Laitman agrees: “Probably the most exciting aspect of translating a poem into music is the ability to warp time in different ways, affecting how the poem is perceived.”
Underwriting for the commissions, performances and recording—which collectively came to be known as the Atwood Project—was made possible by the Howard Hanson Fund at the Eastman School and by the Dean’s Fund in SU’s College of Arts and Sciences. Additional support was provided by the Society for New Music and The Commission Project, national composer organizations based in Syracuse and Rochester, respectively.
“The Atwood Project is a prime example of Scholarship in Action,” says Strempel, referring to SU’s institutional vision. “That we commissioned 19 songs in a two-year span speaks to the enthusiasm and dedication of the many participants.”
The album features all 19 commissions: “Moments of Change,” with five settings by Fábregas; “Atwood Songs,” with five settings by León; “Night Dreams,” with four settings by Cloud; “Orange Afternoon Lover,” with four settings by Laitman; “Memory” from “Midnight Songs” by Harberg; and “There Are So Many Things I Want You to Have” from “Take” by Larsen.
Strempel says that she added the prefix “(In)” to the album title to imply that everyone—from composer to performer to listener—needs to “inhabit” an Atwood poem to fully grasp its meaning. The title also seems to evoke the semi-private space of the musical salon. “Reading Atwood requires an engaged intellect. Her enthusiasm for words suffuses her poetry,” Strempel says.
Atwood is the author of more than 35 volumes of poetry, children’s literature, fiction and non-fiction, and is perhaps best known for her novels, including “The Edible Woman” (1970), “The Handmaid’s Tale” (1983), “The Robber Bride” (1994), “Alias Grace” (1996), and “The Blind Assassin” (2000), which won the prestigious Booker Prize. Her work has been published in more than 40 languages, including Farsi, Japanese, Turkish, Finnish, Korean, Icelandic and Estonian. The Toronto resident is the recipient of many honorary doctorates, and serves as fellow of the Royal Society of Canada, Companion of the Order of Canada and honorary member of the American Academy of Arts and Sciences.

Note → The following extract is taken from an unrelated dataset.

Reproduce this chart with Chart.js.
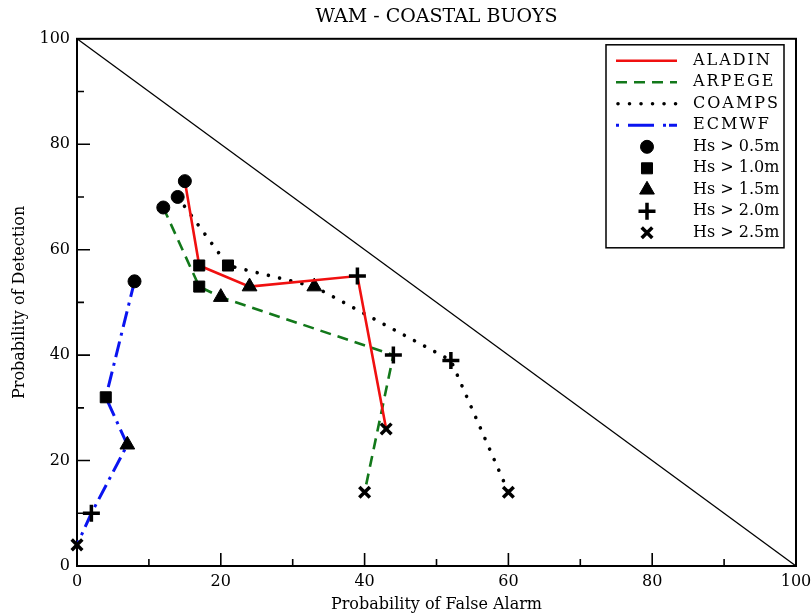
<!DOCTYPE html>
<html>
<head>
<meta charset="utf-8">
<script src="https://cdn.jsdelivr.net/npm/chart.js@4.4.1/dist/chart.umd.min.js"></script>
<style>
  html, body { margin: 0; padding: 0; background: #fff; }
  #wrap { width: 811px; height: 616px; }
</style>
</head>
<body>
<div id="wrap"><canvas id="c" width="811" height="616"></canvas></div>
<script>
// ---- Data ----
const thresholds = ['Hs > 0.5m', 'Hs > 1.0m', 'Hs > 1.5m', 'Hs > 2.0m', 'Hs > 2.5m'];
const aladinX = [15, 17, 24, 39, 43];
const aladinY = [73, 57, 53, 55, 26];
const arpegeX = [12, 17, 20, 44, 40];
const arpegeY = [68, 53, 51, 40, 14];
const coampsX = [14, 21, 33, 52, 60];
const coampsY = [70, 57, 53, 39, 14];
const ecmwfX = [8, 4, 7, 2, 0];
const ecmwfY = [54, 32, 23, 10, 4];
const diagX = [0, 100];
const diagY = [100, 0];
const axisTicks = [0, 20, 40, 60, 80, 100];

const FONT = "'DejaVu Serif', 'Liberation Serif', serif";
const markerStyles = ['circle', 'rect', 'triangle', 'cross', 'crossRot'];
const markerRadius = [6.5, 7.8, 8.5, 8.5, 7.5];
const markerBorder = [1, 1, 1, 3.5, 3.5];

const zip = (xs, ys) => xs.map((x, i) => ({ x: x, y: ys[i] }));

const models = [
  { label: 'ALADIN', xs: aladinX, ys: aladinY, color: '#f01010', dash: [], width: 2.6, cap: 'butt' },
  { label: 'ARPEGE', xs: arpegeX, ys: arpegeY, color: '#12781a', dash: [11, 7], width: 2.6, cap: 'butt' },
  { label: 'COAMPS', xs: coampsX, ys: coampsY, color: '#000000', dash: [0.01, 11.5], width: 3.6, cap: 'round' },
  { label: 'ECMWF', xs: ecmwfX, ys: ecmwfY, color: '#0a14f0', dash: [16, 6, 3, 6], width: 3, cap: 'butt' }
];

const datasets = [{
  label: 'diag',
  data: zip(diagX, diagY),
  showLine: true,
  borderColor: '#000',
  borderWidth: 1.3,
  pointRadius: 0,
  clip: false,
  order: 10
}];
models.forEach(m => {
  datasets.push({
    label: m.label,
    data: zip(m.xs, m.ys),
    showLine: true,
    borderColor: m.color,
    borderWidth: m.width,
    borderDash: m.dash,
    borderCapStyle: m.cap,
    pointStyle: markerStyles,
    pointRadius: markerRadius,
    pointHoverRadius: markerRadius,
    pointBorderWidth: markerBorder,
    pointBackgroundColor: '#000',
    pointBorderColor: '#000',
    clip: false
  });
});

function drawMarker(ctx, style, x, y, r, bw) {
  ctx.save();
  ctx.fillStyle = '#000';
  ctx.strokeStyle = '#000';
  ctx.lineWidth = bw;
  ctx.setLineDash([]);
  ctx.beginPath();
  if (style === 'circle') {
    ctx.arc(x, y, r, 0, Math.PI * 2);
    ctx.fill(); ctx.stroke();
  } else if (style === 'rect') {
    const s = Math.SQRT1_2 * r;
    ctx.rect(x - s, y - s, 2 * s, 2 * s);
    ctx.fill(); ctx.stroke();
  } else if (style === 'triangle') {
    for (let k = 0; k < 3; k++) {
      const a = -Math.PI / 2 + k * 2 * Math.PI / 3;
      const px = x + Math.cos(a) * r, py = y + Math.sin(a) * r;
      if (k === 0) ctx.moveTo(px, py); else ctx.lineTo(px, py);
    }
    ctx.closePath();
    ctx.fill(); ctx.stroke();
  } else if (style === 'cross') {
    ctx.moveTo(x - r, y); ctx.lineTo(x + r, y);
    ctx.moveTo(x, y - r); ctx.lineTo(x, y + r);
    ctx.stroke();
  } else {
    const d = Math.SQRT1_2 * r;
    ctx.moveTo(x - d, y - d); ctx.lineTo(x + d, y + d);
    ctx.moveTo(x - d, y + d); ctx.lineTo(x + d, y - d);
    ctx.stroke();
  }
  ctx.restore();
}

const framePlugin = {
  id: 'frame',
  beforeDatasetsDraw(chart) {
    const { ctx, chartArea: a, scales } = chart;
    ctx.save();
    ctx.strokeStyle = '#000';
    ctx.lineWidth = 2;
    ctx.strokeRect(a.left, a.top, a.right - a.left, a.bottom - a.top);
    ctx.lineWidth = 1.6;
    ctx.beginPath();
    for (let v = 0; v <= 100; v += 10) {
      const len = (v % 20 === 0) ? 13 : 7;
      const px = scales.x.getPixelForValue(v);
      ctx.moveTo(px, a.bottom); ctx.lineTo(px, a.bottom - len);
      const py = scales.y.getPixelForValue(v);
      ctx.moveTo(a.left, py); ctx.lineTo(a.left + len, py);
    }
    ctx.stroke();
    ctx.restore();
  }
};

const legendPlugin = {
  id: 'boxLegend',
  afterDatasetsDraw(chart) {
    const { ctx, chartArea: a } = chart;
    const bx = a.right - 190, by = a.top + 6, bw = 178, bh = 203;
    ctx.save();
    ctx.fillStyle = '#fff';
    ctx.fillRect(bx, by, bw, bh);
    ctx.strokeStyle = '#000';
    ctx.lineWidth = 1.5;
    ctx.strokeRect(bx, by, bw, bh);
    const rowH = 21.5;
    const y0 = by + 16;
    const lx0 = bx + 10, lx1 = bx + 71, mx = bx + 41, tx = bx + 87;
    ctx.font = '16px ' + FONT;
    ctx.textBaseline = 'middle';
    ctx.textAlign = 'left';
    try { ctx.letterSpacing = '2px'; } catch (e) {}
    models.forEach((m, i) => {
      const y = y0 + i * rowH;
      ctx.save();
      ctx.strokeStyle = m.color;
      ctx.lineWidth = m.width;
      ctx.lineCap = m.cap;
      ctx.setLineDash(m.label === 'ECMWF' ? [3, 9, 26, 9, 3] : (m.label === 'COAMPS' ? [0.01, 11.5] : m.dash));
      ctx.beginPath();
      ctx.moveTo(lx0 + (m.label === 'COAMPS' ? 2 : 0), y);
      ctx.lineTo(lx1, y);
      ctx.stroke();
      ctx.restore();
      ctx.fillStyle = '#000';
      ctx.fillText(m.label, tx, y);
    });
    try { ctx.letterSpacing = '0px'; } catch (e) {}
    thresholds.forEach((t, j) => {
      const y = y0 + (models.length + j) * rowH;
      drawMarker(ctx, markerStyles[j], mx, y, markerRadius[j], markerBorder[j]);
      ctx.fillStyle = '#000';
      ctx.fillText(t, tx, y);
    });
    ctx.restore();
  }
};

new Chart(document.getElementById('c'), {
  type: 'scatter',
  data: { datasets: datasets },
  plugins: [framePlugin, legendPlugin],
  options: {
    responsive: false,
    animation: false,
    events: [],
    layout: { padding: { left: 0, right: 15, top: 0, bottom: 0 } },
    plugins: {
      legend: { display: false },
      tooltip: { enabled: false },
      title: {
        display: true,
        text: 'WAM - COASTAL BUOYS',
        fullSize: false,
        color: '#000',
        font: { family: FONT, size: 19, weight: 'normal', lineHeight: 1.2 },
        padding: { top: 6, bottom: 10 }
      }
    },
    scales: {
      x: {
        type: 'linear',
        min: 0, max: 100,
        afterBuildTicks: s => { s.ticks = axisTicks.map(v => ({ value: v })); },
        afterFit: s => { s.height = 50; s.paddingRight = 0; s.paddingLeft = 0; },
        grid: { display: false, drawTicks: false },
        border: { display: false },
        ticks: { color: '#000', padding: 6, maxRotation: 0, font: { family: FONT, size: 16 } },
        title: {
          display: true, text: 'Probability of False Alarm', color: '#000',
          font: { family: FONT, size: 16, lineHeight: 1.2 }, padding: { top: 0, bottom: 2 }
        }
      },
      y: {
        type: 'linear',
        min: 0, max: 100,
        afterBuildTicks: s => { s.ticks = axisTicks.map(v => ({ value: v })); },
        afterFit: s => { s.width = 77; },
        grid: { display: false, drawTicks: false },
        border: { display: false },
        ticks: { color: '#000', padding: 7, font: { family: FONT, size: 16 } },
        title: {
          display: true, text: 'Probability of Detection', color: '#000',
          font: { family: FONT, size: 16, lineHeight: 1.2 }, padding: { top: 10.5, bottom: 0 }
        }
      }
    }
  }
});
</script>
</body>
</html>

The Strempel-Beaudette Duo have been ardent champions of music by female composers since they started performaning together in 1998. They have given close to a hundred performances throughout the United States and Canada, and have regularly appeared at Eastman’s Women in Music Festival, of which Beaudette is founder and artistic director. The duo have two other albums to their credit: “love lies bleeding” (Centaur, 2004), featuring new music by Larsen, and “With All My Soul” (Oasis, 2000), highlighting previously unrecorded works by 19th-century French composer Marie de Grandval.
Strempel is an acclaimed scholar and singer whose expertise involves the songs of women composers. She is a Presidential Scholar of the Arts who has won numerous competitions throughout the world, has performed with the New York Philharmonic and the Bolshoi Opera, and has appeared as soloist in Bach’s B-Minor Mass in New York’s Avery Fisher Hall. Her recordings include “Voices of Innocence” (Centaur, 2005) and the “Historical Anthology of Music by Women” (Indiana University Press, 1987). Her articles and essays regularly appear in The Classical Singer, The Journal of Singing, The Journal of the International Association for Women in Music and American Music Teacher.

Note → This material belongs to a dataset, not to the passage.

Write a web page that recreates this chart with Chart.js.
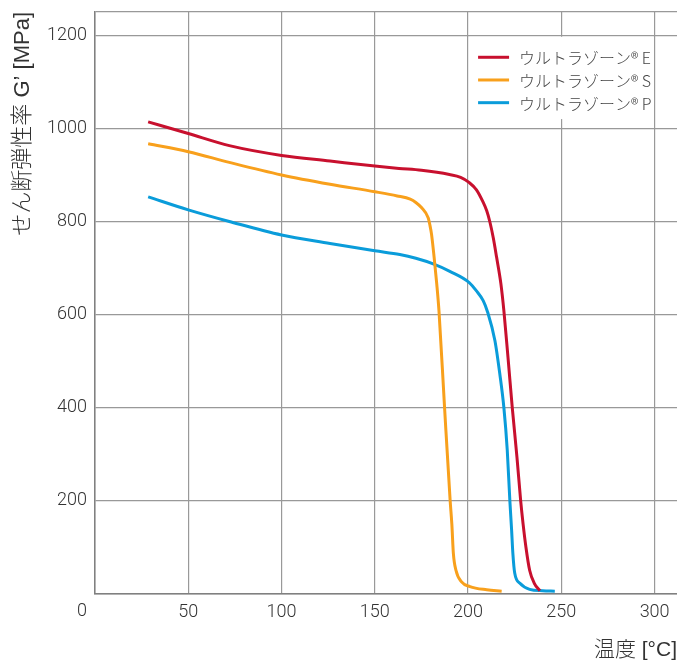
<!DOCTYPE html>
<html><head><meta charset="utf-8">
<script src="https://cdn.jsdelivr.net/npm/chart.js@4.4.1/dist/chart.umd.min.js"></script>
<style>html,body{margin:0;padding:0;background:#fff}#wrap{width:677px;height:663px;position:relative}</style>
</head><body><div id="wrap"><canvas id="c" width="677" height="663"></canvas></div>
<script>
const seriesLabels = ['ウルトラゾーン® E', 'ウルトラゾーン® S', 'ウルトラゾーン® P'];
const seriesColors = ['#C8102E', '#F8A01C', '#0A9CDA'];

const tempE = [28.5, 50, 72, 100, 126, 150, 163, 175, 190, 196, 200.5, 204.5, 208, 210, 211.7, 213.5, 215.3, 217.6, 219.2, 221.4, 223.7, 226.2, 228.2, 229.5, 231, 233, 235.5, 238.5];
const modE  = [1014, 989, 963, 942, 930, 919, 914, 910, 901, 895, 884, 868, 842, 823, 799, 765, 723, 666, 608, 508, 400, 294, 200, 150, 101, 51, 23, 7];

const tempS = [28.5, 50, 72, 100, 126, 150, 162, 169, 172, 175, 178.6, 179.5, 180.4, 181.8, 183.2, 184.4, 187.4, 190.4, 191.3, 192.1, 193.5, 196.5, 201, 210, 218];
const modS  = [967, 950, 927, 900, 880, 864, 855, 848, 841, 830, 808, 793, 773, 723, 666, 608, 400, 200, 150, 88, 51, 26, 16, 9, 6];

const tempP = [28.5, 50, 72, 100, 126, 150, 163.4, 172, 181.3, 190.2, 200.6, 204.5, 208.1, 210.5, 214.4, 217, 219.2, 221, 222.4, 223.3, 224, 225, 227.8, 233, 240, 246.5];
const modP  = [853, 825, 800, 771, 753, 737, 729, 721, 709, 693, 669, 651, 630, 605, 544, 473, 400, 309, 200, 140, 88, 45, 23, 10, 7, 6];

const xTicks = [0, 50, 100, 150, 200, 250, 300];
const yTicks = [0, 200, 400, 600, 800, 1000, 1200, 1250];
const xMax = 312;
const yMax = 1250;
const xTitle = '温度 [°C]';
const yTitle = 'せん断弾性率 G’ [MPa]';
const originLabel = '0';

function pts(xs, ys) { return xs.map((v, i) => ({x: v, y: ys[i]})); }

const LATIN = 'Roboto, "Liberation Sans", sans-serif';
const TITLE = '"Liberation Sans", "Noto Sans CJK JP", sans-serif';
const CJK = '"Noto Sans CJK JP", sans-serif';
const TICK_FONT = {family: LATIN, size: 18, weight: '300'};

const extras = {
  id: 'extras',
  afterDraw(chart) {
    const {ctx, scales: {x, y}} = chart;
    ctx.save();
    ctx.font = '300 18px ' + LATIN;
    ctx.fillStyle = '#333';
    ctx.textAlign = 'right';
    ctx.textBaseline = 'top';
    ctx.fillText(originLabel, y.right - 8, x.top + 8);
    const bx0 = x.getPixelForValue(200) + 1.5, bx1 = x.getPixelForValue(300) - 1.5;
    const by0 = y.getPixelForValue(1200) + 1.5, by1 = y.getPixelForValue(1020);
    ctx.fillStyle = '#fff';
    ctx.fillRect(bx0, by0, bx1 - bx0, by1 - by0);
    chart.data.datasets.forEach((ds, i) => {
      const ly = by0 + 20.5 + i * 22.7;
      ctx.strokeStyle = ds.borderColor;
      ctx.lineWidth = 3;
      ctx.beginPath(); ctx.moveTo(bx0 + 8.5, ly); ctx.lineTo(bx0 + 39.5, ly); ctx.stroke();
      ctx.fillStyle = '#444';
      ctx.font = '300 16px ' + CJK;
      ctx.textAlign = 'left';
      ctx.textBaseline = 'middle';
      ctx.fillText(ds.label, bx0 + 49.5, ly + 1);
    });
    ctx.restore();
  }
};

function build() {
  new Chart(document.getElementById('c'), {
    type: 'line',
    data: {
      datasets: [
        {label: seriesLabels[0], data: pts(tempE, modE), borderColor: seriesColors[0]},
        {label: seriesLabels[1], data: pts(tempS, modS), borderColor: seriesColors[1]},
        {label: seriesLabels[2], data: pts(tempP, modP), borderColor: seriesColors[2]}
      ].map(d => Object.assign(d, {borderWidth: 3, pointRadius: 0, fill: false, cubicInterpolationMode: 'monotone', borderCapStyle: 'butt'}))
    },
    options: {
      responsive: false,
      animation: false,
      devicePixelRatio: 1,
      layout: {padding: {top: 12, right: 0, left: 0, bottom: 0}},
      plugins: {legend: {display: false}, tooltip: {enabled: false}},
      scales: {
        x: {
          type: 'linear', min: 0, max: xMax,
          afterBuildTicks: s => { s.ticks = xTicks.map(v => ({value: v})); },
          afterFit: s => { s.height = 69; s.paddingLeft = 0; s.paddingRight = 0; },
          ticks: {font: TICK_FONT, color: '#333', padding: 8, maxRotation: 0, callback: v => v === 0 ? '' : String(v)},
          grid: {color: '#999', lineWidth: 1.2, drawTicks: false},
          border: {color: '#808080', width: 1.5},
          title: {display: true, text: xTitle, align: 'end', color: '#333', font: {family: TITLE, size: 21, weight: '300'}, padding: {top: 0, bottom: 0}}
        },
        y: {
          type: 'linear', min: 0, max: yMax,
          afterBuildTicks: s => { s.ticks = yTicks.map(v => ({value: v})); },
          afterFit: s => { s.width = 95; s.paddingTop = 0; s.paddingBottom = 0; },
          ticks: {font: TICK_FONT, color: '#333', padding: 8, callback: v => (v === 0 || v === 1250) ? '' : String(v)},
          grid: {color: '#999', lineWidth: 1.2, drawTicks: false},
          border: {color: '#808080', width: 1.5},
          title: {display: true, text: yTitle, align: 'end', color: '#333', font: {family: TITLE, size: 22, weight: '300'}, padding: {top: 10, bottom: 0}}
        }
      }
    },
    plugins: [extras]
  });
}

Promise.all([
  document.fonts.load('300 18px Roboto'),
  document.fonts.load('20px "Liberation Sans"'),
  document.fonts.load('300 18px "Noto Sans CJK JP"', 'せん'),
  document.fonts.load('18px "Noto Sans CJK JP"', 'せん')
]).catch(() => {}).then(build);
</script>
</body></html>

The Canadian-born Beaudette has appeared as a piano recitalist, soloist, chamber player and an accompanist throughout the United States, Canada and Switzerland. Her recordings include “Fabulous Femmes” (Centaur, 2000) and “Multiplicities” with clarinetist Richard Nunemaker (Arizona University Recordings, 1999). The former SU faculty member has lectured in Switzerland and Finland, and has worked as a diction coach for the Houston Grand Opera.
“We are pleased to celebrate Women’s History Month with this CD and with these performances,” Strempel says. “Despite the progress of women composers, they still account for less than 5 percent of the concert music programmed around the globe. Bringing iconic artists into our classrooms as role models encourages important conversation in this arena.”
The Syracuse resident applauds the efforts of the National Women’s History Project, which champions the diverse and historic accomplishments of women by providing information, educational materials and programs for the public. “The project’s theme this year is ‘Writing Women Back Into History,’ which is something I try to do daily as a teacher, performer and scholar,” says Strempel.
Larsen is arguably the best known composer of the “(In) Habitation”contributors. She has created a catalogue of more than 400 works, spanning virtually every genre from intimate vocal and chamber music to massive orchestral works and full-length operas. The Grammy-winning artist co-founded the Minnesota Composers Forum, now the American Composer’s Forum, which provides opportunities for composers and their music to flourish.
León is a highly regarded composer, conductor and educator. The Cuban-born musician recently served as artistic ambassador of American culture to Madrid and was in residence in Beijing’s Central Music Conservatory. She was founding music director of the Dance Theater of Harlem and instituted the Brooklyn Philharmonic Orchestra’s popular community concert series.
Laitman is one of today’s most prolific and widely performed composers of art songs. She has composed nearly 200 songs, setting the poetry of classical and contemporary poets from Emily Dickinson to Richard Wilbur, and has created a unique body of music commemorating the Holocaust. Laitman’s first full-length opera, “The Scarlet Letter,” premiered in 2008 at the University of Central Arkansas.
Cloud is an active composer, soloist and recitalist. Her catalog includes a growing number of “singer-friendly” works; the acclaimed cantata “Feet of Jesus,” which has been performed and recorded by the Saint Jacob’s Chamber Choir; a soprano saxophone concerto; and a woodwind quintet. She is the vocal coordinator at Northern Arizona University.
Harberg is a New York-based composer, pianist and teacher who has earned numerous prizes, including an ASCAP award and a Fulbright-Hays fellowship to study in Belgium. CDs of her music include “Mountain Songs” (Koch International Classics, 2002).
Fábregas is a Spanish-born composer, pianist and teacher whose work has been used by many choreographers, including Jerome Robbins, Hector Zaraspe, Janet Soares and Anna Sokolow. Her music has been commissioned and performed by a variety of artists, from the Dale Warland Singers to the Santa Fe Symphony Orchestra to the Texas Music Teachers Association. The Music Teachers National Association named her “Composer of the Year” in 2001.
“The Atwood Project has the given the American art-song repertoire 19 new songs—an amazing spectrum of moods and colors,” says Carol Kimball, music professor at the University of Las Vegas and author of the seminal book “Song: A Guide to Style and Literature” (Booklines Hawaii, 1996). “It is a priceless gift.”